First Street was a straight shot through the heart of the town, the artery that led to longer, lonelier stretches of highway outside city limits. Thick tunnels of trees and rolling hills led to the more rural areas of the county.
Past the line of businesses along First Street sat a lovely square of buildings as old as they were stolid. In the center, a patch ofopen space large enough to hold small assemblies pulled people in for picnics and romps in the grass.
She recalled the festivals from long ago—staples of small towns with nothing better to do than celebrate every little milestone even if it was power-washing the courthouse’s brick facade to rid it of the mildew propagated by the quintessential southern humidity.
People would line the sidewalks with their rows of booths and tables, stringing lights and decorations from lampposts, spending just as much time gossiping as they did selling whatever they were offering that season.
No gossip-mongers lined the streets now, but a small platform had been set up on the eastern edge of the grassy inner square with a skinny podium jutting up. Chairs sat in neat rows, dozens-deep, and already a decent crowd had gathered.
Despite the congregation, she had little trouble finding a parking spot. The weather was pleasant enough that a lot of people had likely walked to the square.

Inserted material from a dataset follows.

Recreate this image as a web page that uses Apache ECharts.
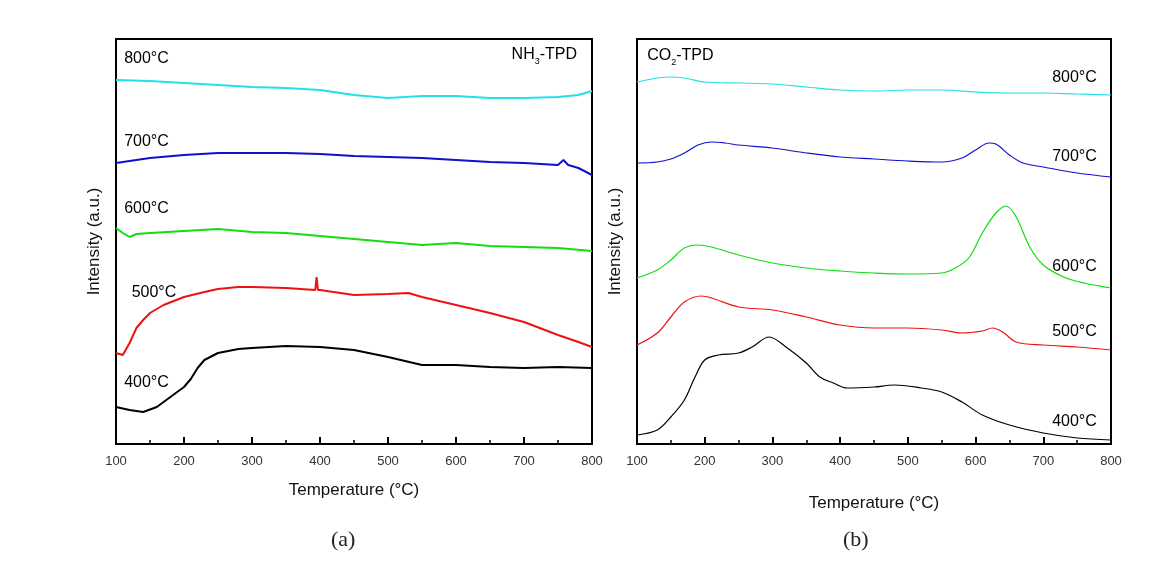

Her fixation on the house fire twenty years ago had lured her with easy determination across hundreds of miles, but either the ill-begotten visit to the lot had settled the dread like a boulder in her stomach or the thought of facing the townsfolk she’d spent two decades vilifying set an uncertainty in her bones.
Either way, reluctance pressed her deep into the faux leather of her seat as her hands twisted around the steering wheel. It would’ve broken apart in her hands if she let the anxiety have its way.
She’d already been to the Cedar Hollow Inn, calling on Sally Anne—her mother’s best friend once upon a time—for an early check-in since she and her husband owned the place. Sally had happily obliged, though Jocelyn hadn’t missed the concern written across the other woman’s face.
It didn’t take long for Sally to express the worry that Jocelyn’s presence would cause a bit of a stir. A population of scarcely ten thousand meant that newcomers got noticed, and someone whose history was as deep and bruised as Jocelyn’s was with Cedar Hollow guaranteed her visit would be the talk of the town.
But Jocelyn was okay with talk, especially if it meant the secrets she knew were buried would slip out.